38th Chief Justice of the Arizona Supreme Court
- In office January 1, 1982 – January 1, 1987
- Preceded by: Fred C. Struckmeyer Jr.
- Succeeded by: Frank X. Gordon Jr.

Justice of the Arizona Supreme Court
- In office January 17, 1972 – January 2, 1989
- Appointed by: Jack Williams
- Preceded by: Jesse Addison Udall
- Succeeded by: Robert J. Corcoran

Personal details
- Born: June 1, 1928 Tucson, Arizona, U.S.
- Died: July 23, 2010 (aged 82) Peoria, Arizona, U.S.
- Alma mater: University of Arizona

= William A. Holohan =

American judge (1928–2010)

William Andrew Holohan (July 1, 1928 – July 23, 2010) was a justice of the Arizona Supreme Court, serving from 1972 until his retirement in 1989. Holohan served as chief justice from 1982 to 1987.
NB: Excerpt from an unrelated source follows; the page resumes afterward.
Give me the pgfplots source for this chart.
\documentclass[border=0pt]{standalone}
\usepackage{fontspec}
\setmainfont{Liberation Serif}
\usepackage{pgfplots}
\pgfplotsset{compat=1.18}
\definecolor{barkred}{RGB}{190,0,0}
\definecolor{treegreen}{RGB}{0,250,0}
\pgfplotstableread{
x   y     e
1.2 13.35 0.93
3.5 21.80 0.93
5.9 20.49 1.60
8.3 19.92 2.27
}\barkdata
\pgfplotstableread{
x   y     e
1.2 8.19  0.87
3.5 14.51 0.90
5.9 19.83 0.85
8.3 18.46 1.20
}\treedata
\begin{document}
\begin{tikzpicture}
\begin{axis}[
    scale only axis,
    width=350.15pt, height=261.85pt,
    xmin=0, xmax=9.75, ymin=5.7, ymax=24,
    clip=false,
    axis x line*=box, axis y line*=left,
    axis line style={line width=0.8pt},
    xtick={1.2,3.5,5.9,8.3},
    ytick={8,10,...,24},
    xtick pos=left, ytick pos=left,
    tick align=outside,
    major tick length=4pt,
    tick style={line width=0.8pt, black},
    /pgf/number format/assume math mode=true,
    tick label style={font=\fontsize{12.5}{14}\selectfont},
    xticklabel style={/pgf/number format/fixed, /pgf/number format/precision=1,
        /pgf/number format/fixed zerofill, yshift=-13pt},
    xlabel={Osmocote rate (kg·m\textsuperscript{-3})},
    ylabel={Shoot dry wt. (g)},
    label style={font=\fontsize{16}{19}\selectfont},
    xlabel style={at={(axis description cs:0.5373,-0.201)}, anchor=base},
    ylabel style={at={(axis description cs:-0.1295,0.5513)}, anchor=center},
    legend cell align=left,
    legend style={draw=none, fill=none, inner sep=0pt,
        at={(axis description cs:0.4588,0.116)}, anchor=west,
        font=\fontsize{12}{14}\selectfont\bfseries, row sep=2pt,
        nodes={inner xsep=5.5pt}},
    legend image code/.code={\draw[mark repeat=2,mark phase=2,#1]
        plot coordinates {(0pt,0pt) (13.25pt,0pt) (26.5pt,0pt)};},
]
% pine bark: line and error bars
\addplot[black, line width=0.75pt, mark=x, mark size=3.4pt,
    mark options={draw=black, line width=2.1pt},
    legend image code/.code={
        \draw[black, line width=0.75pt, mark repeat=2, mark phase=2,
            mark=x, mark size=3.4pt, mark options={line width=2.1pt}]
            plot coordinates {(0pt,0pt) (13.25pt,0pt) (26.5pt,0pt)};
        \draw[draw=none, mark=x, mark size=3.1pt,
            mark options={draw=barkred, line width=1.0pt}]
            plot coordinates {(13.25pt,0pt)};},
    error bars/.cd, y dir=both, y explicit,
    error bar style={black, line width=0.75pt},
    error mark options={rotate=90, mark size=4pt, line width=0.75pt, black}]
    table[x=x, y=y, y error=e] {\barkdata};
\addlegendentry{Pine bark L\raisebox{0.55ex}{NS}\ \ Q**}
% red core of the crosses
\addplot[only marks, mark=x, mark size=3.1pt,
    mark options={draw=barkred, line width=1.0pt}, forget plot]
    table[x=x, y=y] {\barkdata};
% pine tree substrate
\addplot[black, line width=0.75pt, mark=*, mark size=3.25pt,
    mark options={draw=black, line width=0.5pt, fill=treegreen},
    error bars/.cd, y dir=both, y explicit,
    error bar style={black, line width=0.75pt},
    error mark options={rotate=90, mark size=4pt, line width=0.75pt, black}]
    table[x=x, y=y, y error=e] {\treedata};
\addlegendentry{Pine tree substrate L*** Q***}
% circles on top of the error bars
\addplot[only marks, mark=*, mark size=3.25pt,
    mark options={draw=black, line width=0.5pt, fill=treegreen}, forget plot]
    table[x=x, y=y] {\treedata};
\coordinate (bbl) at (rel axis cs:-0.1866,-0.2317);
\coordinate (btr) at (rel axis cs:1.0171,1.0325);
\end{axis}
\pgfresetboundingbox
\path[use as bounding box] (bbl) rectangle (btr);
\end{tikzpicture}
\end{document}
Holohan served as an Assistant United States Attorney to then-United States Attorney Jack D. H. Hays. Holohan was considered conservative in his legal and political views but progressive in judicial reform.
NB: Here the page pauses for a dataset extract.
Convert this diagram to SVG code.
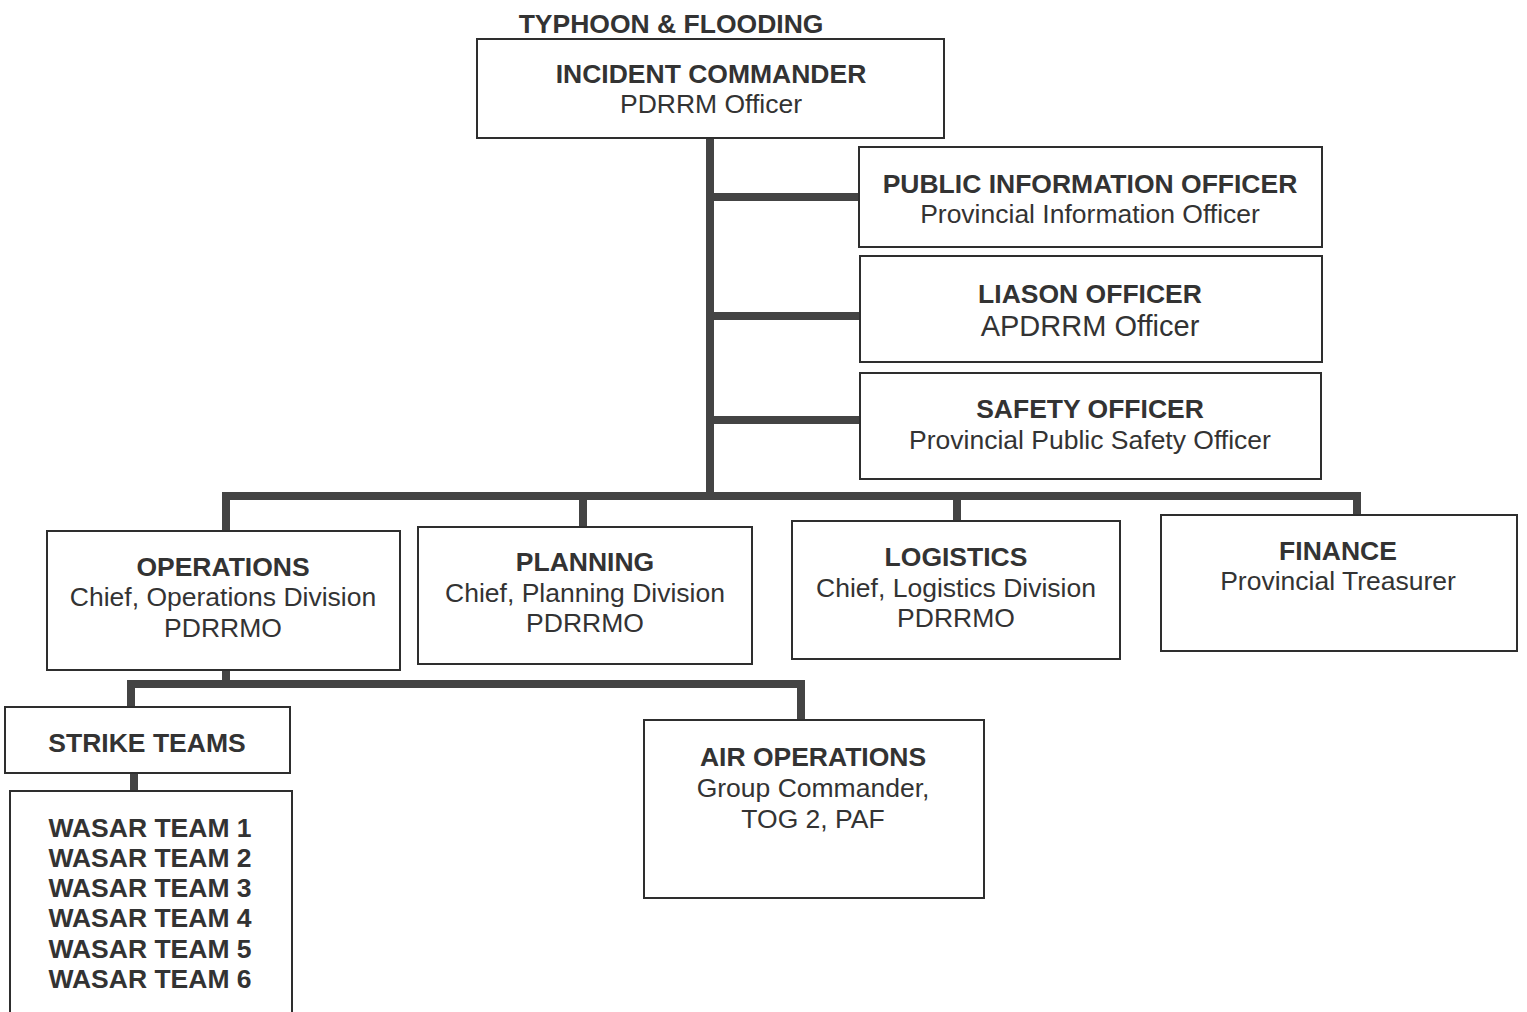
<svg xmlns="http://www.w3.org/2000/svg" width="1527" height="1012" viewBox="0 0 1527 1012">
<style>
.box{fill:#ffffff;stroke:#2e2e2e;stroke-width:2}
.b{font-family:"Liberation Sans",Arial,sans-serif;font-weight:bold;font-size:26.5px;fill:#333333;text-anchor:middle}
.r{font-family:"Liberation Sans",Arial,sans-serif;font-size:26.5px;fill:#333333;text-anchor:middle}
.c{fill:none;stroke:#444444;stroke-width:8;stroke-linecap:square;stroke-linejoin:miter}
</style>
<rect width="1527" height="1012" fill="#ffffff"/>
<g id="connectors">
<path class="c" d="M710 139 V496"/>
<path class="c" d="M714 197 H858"/>
<path class="c" d="M714 316 H858"/>
<path class="c" d="M714 420 H858"/>
<path class="c" d="M226 530 V496 H1357 V514"/>
<path class="c" d="M583 496 V526"/>
<path class="c" d="M957 496 V520"/>
<path class="c" d="M226 670 V684"/>
<path class="c" d="M131 706 V684 H801 V719"/>
<path class="c" d="M134 774 V790"/>
</g>
<g id="title">
<text class="b" x="671" y="33">TYPHOON &amp; FLOODING</text>
</g>
<g id="incident-commander">
<rect class="box" x="477" y="39" width="467" height="99"/>
<text class="b" x="711" y="83">INCIDENT COMMANDER</text>
<text class="r" x="711" y="113">PDRRM Officer</text>
</g>
<g id="public-information-officer">
<rect class="box" x="859" y="147" width="463" height="100"/>
<text class="b" x="1090" y="193">PUBLIC INFORMATION OFFICER</text>
<text class="r" x="1090" y="223">Provincial Information Officer</text>
</g>
<g id="liason-officer">
<rect class="box" x="860" y="256" width="462" height="106"/>
<text class="b" x="1090" y="303">LIASON OFFICER</text>
<text class="r" x="1090" y="336" style="font-size:29px">APDRRM Officer</text>
</g>
<g id="safety-officer">
<rect class="box" x="860" y="373" width="461" height="106"/>
<text class="b" x="1090" y="418">SAFETY OFFICER</text>
<text class="r" x="1090" y="449">Provincial Public Safety Officer</text>
</g>
<g id="operations">
<rect class="box" x="47" y="531" width="353" height="139"/>
<text class="b" x="223" y="576">OPERATIONS</text>
<text class="r" x="223" y="606">Chief, Operations Division</text>
<text class="r" x="223" y="637">PDRRMO</text>
</g>
<g id="planning">
<rect class="box" x="418" y="527" width="334" height="137"/>
<text class="b" x="585" y="571">PLANNING</text>
<text class="r" x="585" y="602">Chief, Planning Division</text>
<text class="r" x="585" y="632">PDRRMO</text>
</g>
<g id="logistics">
<rect class="box" x="792" y="521" width="328" height="138"/>
<text class="b" x="956" y="566">LOGISTICS</text>
<text class="r" x="956" y="597">Chief, Logistics Division</text>
<text class="r" x="956" y="627">PDRRMO</text>
</g>
<g id="finance">
<rect class="box" x="1161" y="515" width="356" height="136"/>
<text class="b" x="1338" y="560">FINANCE</text>
<text class="r" x="1338" y="590">Provincial Treasurer</text>
</g>
<g id="strike-teams">
<rect class="box" x="5" y="707" width="285" height="66"/>
<text class="b" x="147" y="752">STRIKE TEAMS</text>
</g>
<g id="wasar-teams">
<rect class="box" x="10" y="791" width="282" height="240"/>
<text class="b" x="150" y="837">WASAR TEAM 1</text>
<text class="b" x="150" y="867">WASAR TEAM 2</text>
<text class="b" x="150" y="897">WASAR TEAM 3</text>
<text class="b" x="150" y="927">WASAR TEAM 4</text>
<text class="b" x="150" y="958">WASAR TEAM 5</text>
<text class="b" x="150" y="988">WASAR TEAM 6</text>
</g>
<g id="air-operations">
<rect class="box" x="644" y="720" width="340" height="178"/>
<text class="b" x="813" y="766">AIR OPERATIONS</text>
<text class="r" x="813" y="797">Group Commander,</text>
<text class="r" x="813" y="828">TOG 2, PAF</text>
</g>
</svg>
In 1988, Holohan wrote the opinion of the court in Green v. Osborne, a 4–1 decision that canceled a recall election for Evan Mecham because Mecham already had been impeached and removed as governor." Other notable opinions include a "1982 reversal of a lower-court ruling that declared Arizona Downs' lease at Turf Paradise to be unconstitutional and a violation of antitrust laws."